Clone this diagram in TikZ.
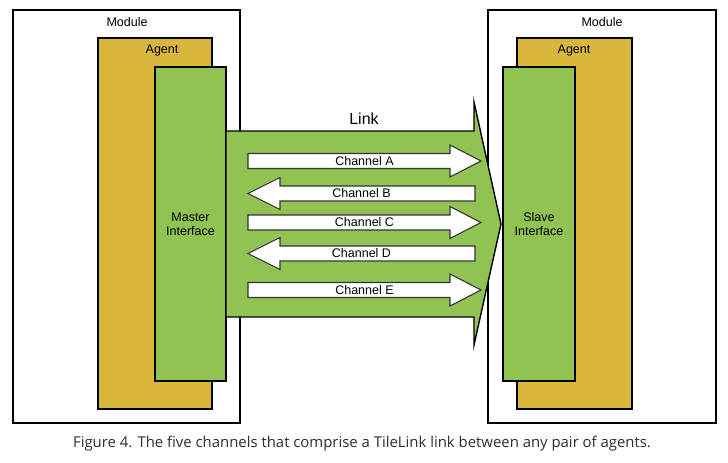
\documentclass[tikz,border=0pt]{standalone}
\usepackage{fontspec}
\setmainfont{Liberation Sans}
\newfontfamily\capfont{Open Sans}
\definecolor{agentgold}{HTML}{D9B73D}
\definecolor{ifgreen}{HTML}{91C353}
\definecolor{captxt}{HTML}{2E2E2E}
\tikzset{
  modbox/.style={draw=black, line width=1.8pt, fill=white},
  agentbox/.style={draw=black, line width=1.6pt, fill=agentgold},
  ifbox/.style={draw=black, line width=2.2pt, fill=ifgreen},
  linkshape/.style={draw=black, line width=1.4pt, fill=ifgreen, line join=miter},
  chan/.style={draw=black!80, line width=1.1pt, fill=white, line join=miter},
  lbl/.style={font=\fontsize{12.5}{14}\selectfont, inner sep=0pt, align=center},
  rarrow/.pic={
    \draw[chan] (-116.5,-7.5) -- (85.5,-7.5) -- (85.5,-16) -- (116.5,0) -- (85.5,16) -- (85.5,7.5) -- (-116.5,7.5) -- cycle;
    \node[lbl] (-t) at (0,0) {#1};
  },
  larrow/.pic={
    \draw[chan] (113.5,-7.5) -- (-81.5,-7.5) -- (-81.5,-16) -- (-113.5,0) -- (-81.5,16) -- (-81.5,7.5) -- (113.5,7.5) -- cycle;
    \node[lbl] (-t) at (0,0) {#1};
  }
}
\begin{document}
\begin{tikzpicture}[x=1pt, y=-1pt]
\useasboundingbox (0,0) rectangle (728,463);
% left side
\draw[modbox] (13,10) rectangle (240,423);
\node[lbl] (modL) at (127,22) {Module};
\draw[agentbox] (98,38) rectangle (212,409);
\node[lbl] (agL) at (162,50) {Agent};
\draw[ifbox] (155,67) rectangle (226,381);
\node[lbl] (master) at (190.5,224) {Master\\Interface};
% right side
\draw[modbox] (488,10) rectangle (716,423);
\node[lbl] (modR) at (602,22) {Module};
\draw[agentbox] (517,38) rectangle (632,409);
\node[lbl] (agR) at (574,50) {Agent};
% link
\draw[linkshape] (226,131) -- (474,131) -- (474,102) -- (501,224) -- (474,345) -- (474,317) -- (226,317) -- cycle;
\node[font=\fontsize{16}{18}\selectfont, inner sep=0pt] (link) at (364,119) {Link};
\draw[ifbox] (503,67) rectangle (575,381);
\node[lbl] (slave) at (539,224) {Slave\\Interface};
% channels
\pic (chA) at (364.5,161) {rarrow={Channel A}};
\pic (chB) at (361.5,193.5) {larrow={Channel B}};
\pic (chC) at (364.5,222.5) {rarrow={Channel C}};
\pic (chD) at (361.5,253.5) {larrow={Channel D}};
\pic (chE) at (364.5,290) {rarrow={Channel E}};
% caption
\node[font=\capfont\fontsize{14.9}{17}\selectfont, text=captxt, inner sep=0pt] (cap) at (362,444) {Figure 4. The five channels that comprise a TileLink link between any pair of agents.};
\end{tikzpicture}
\end{document}
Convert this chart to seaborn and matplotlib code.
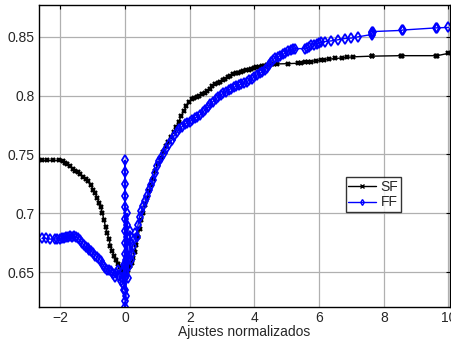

_ _ _ _

» **Problem to work on**
Show all lines from the listing above in which "this" appears.

» **Complete output**
Clone this diagram in TikZ.
Convert this chart to seaborn and matplotlib code.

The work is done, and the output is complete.